Hope Floats

Friday 22 February 2008
Posted by Neugier

It is a humid, cold day here in the Tennesse valley.
At least it looks that way from my office in the governmental building.
The two floors immediately above me are full of court rooms, which will process over two hundred cases today; everything from marriages and divorces to murder and mayhem.
The windows behind me face the Tennessee River. The windows are rattling now, louder and louder, shouting the anguish of lives in pain.
My windows rattle everytime the inmates in the two floors immediately below me shake the bars of their jail cells and bang on the pipes. Sometimes their food is late. Sometimes their cells are too cold. Sometimes it is the only control they can exert over their own lives: shaking their prison bars.

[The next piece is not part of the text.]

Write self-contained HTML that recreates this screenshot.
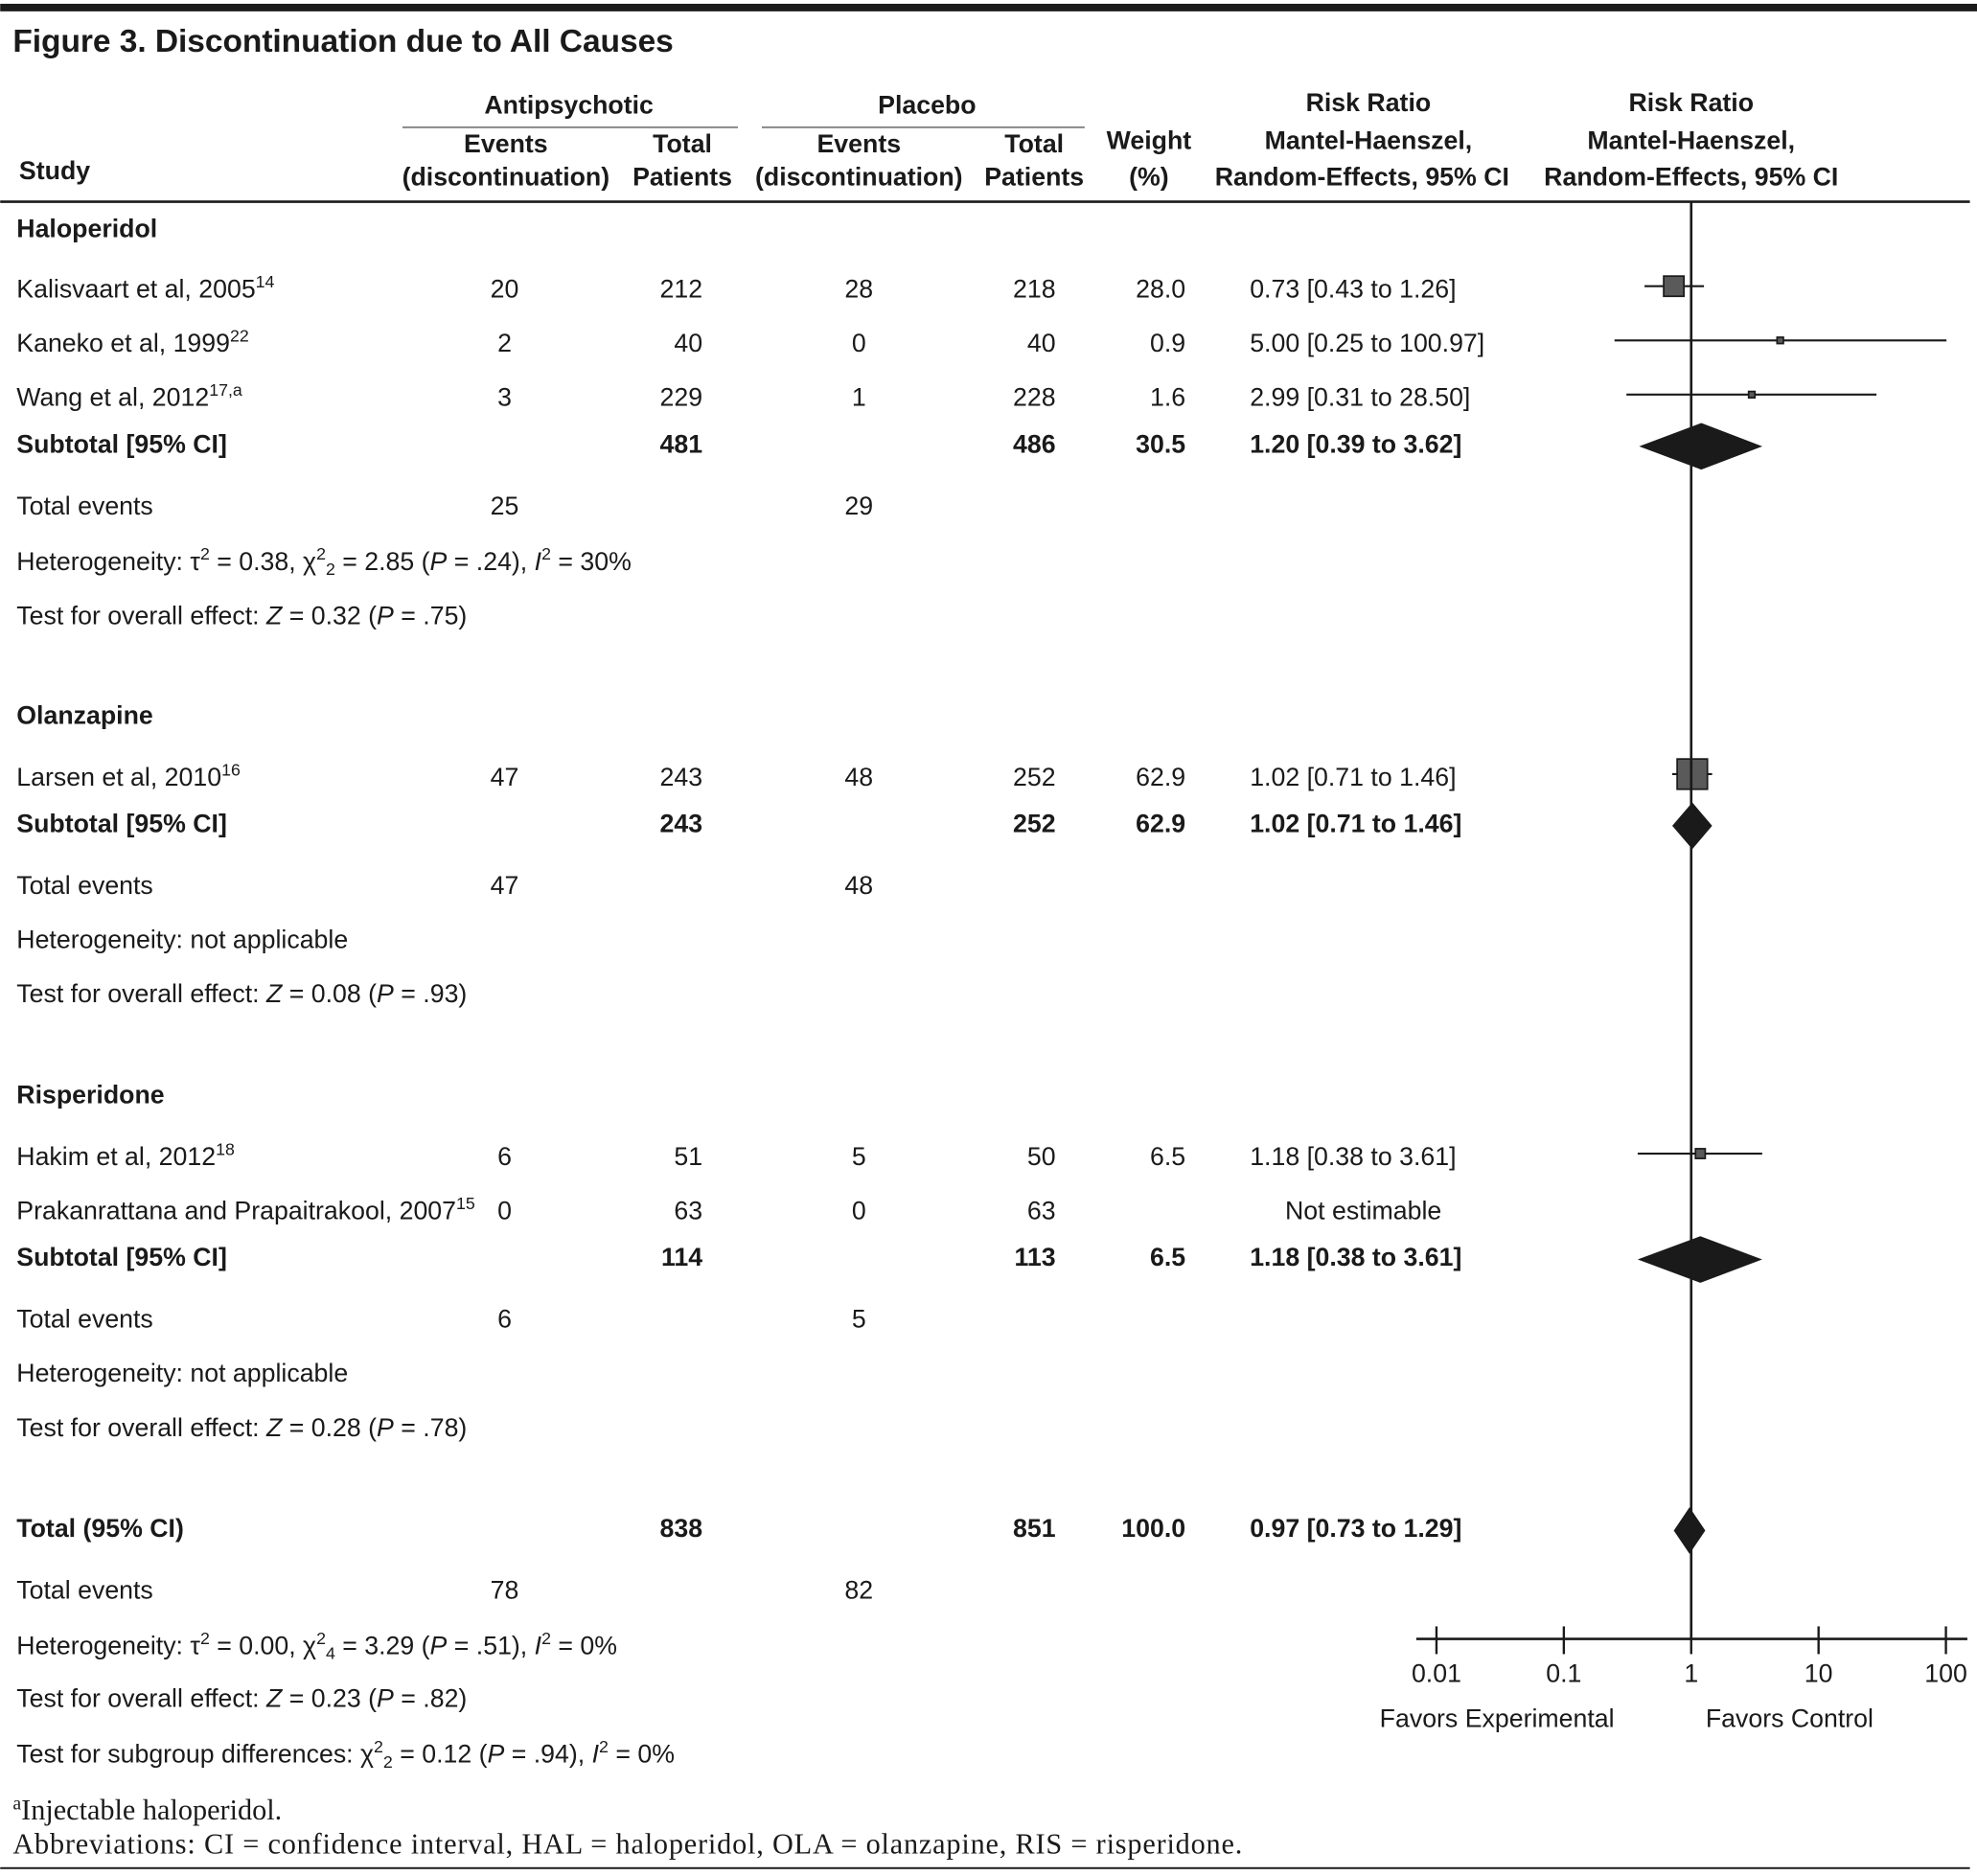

On either side of my window is a bridge; one is green painted steel. The other is concrete streaked with moss.
On the opposite side of the river, the Baptist Hospital stares back at me through the morning fog, abandoned by the sun.
The steel bridge is the more popular of the two for suicide. Why? The dead won't say.
In the middle of a bridge standing on the edge, someone's child, someone's sister, someone's parent, someone's spouse looks down at the murky moving river which is their life. On one side of this lone figure are court rooms and prison bars, and on the other side, a hospital.
I and others on the river look on as a life arcs gracefully, silently, almost reverently through the cold misty air, the last seconds of a life ticking away, disappearing beneath the lapping waves.
The faces pressed against the windows across the river are silent. Wide eyes, tear stained faces, open silent mouths, tight heavy chests: "If only we could have treated him." The faces pressed against the windows on my side of the river are silent. Wide eyes, tear stained faces, open silent mouths, tight heavy chests: "If only we could have protected her."
Now more and more boats with flashing red lights and rubber-skinned divers churn through the water looking for the evidence of a departed soul.
Slowly but surely, one by one, the eyes in the windows steel furtive glances at their watches. How long do we weep? How long do we mourn? How long should we care? Mustn't life go on? Phones' incessant rings: a guilty jolt back from reality.
Tonight there will be an empty place at a dinner table, an empty pillow beside someone's head, an empty heart in someone's chest, an empty seat in a pew, an empty coffin to be bought, an empty grave to be filled.
In the film The African Queen, the heroes make a long, arduous journey down the river toward the sea, until their boat gets stranded on a dry riverbed. Too exhausted and exasperated to move, they give up and fall asleep. As the camera pans up to a view from above, we see that they are just around the bend from the ocean they seek. That night heavy rains fall and replenish the river, which floats the African Queen to the ocean. When the couple awakens in the morning, they realize they have arrived.
When something seems to be going wrong, hold space for the possibility that something bigger may be going right. Do all you can do peacefully on your own behalf, and let God support you in deeper ways than you can fathom. Hold the high watch and let God help you with the details. Your ship may be closer to the ocean than you know.
If you drown yourself in your river, you are missing the boat. Get in the boat of Hope in God and let your river take you into the vast ocean of God's blessings.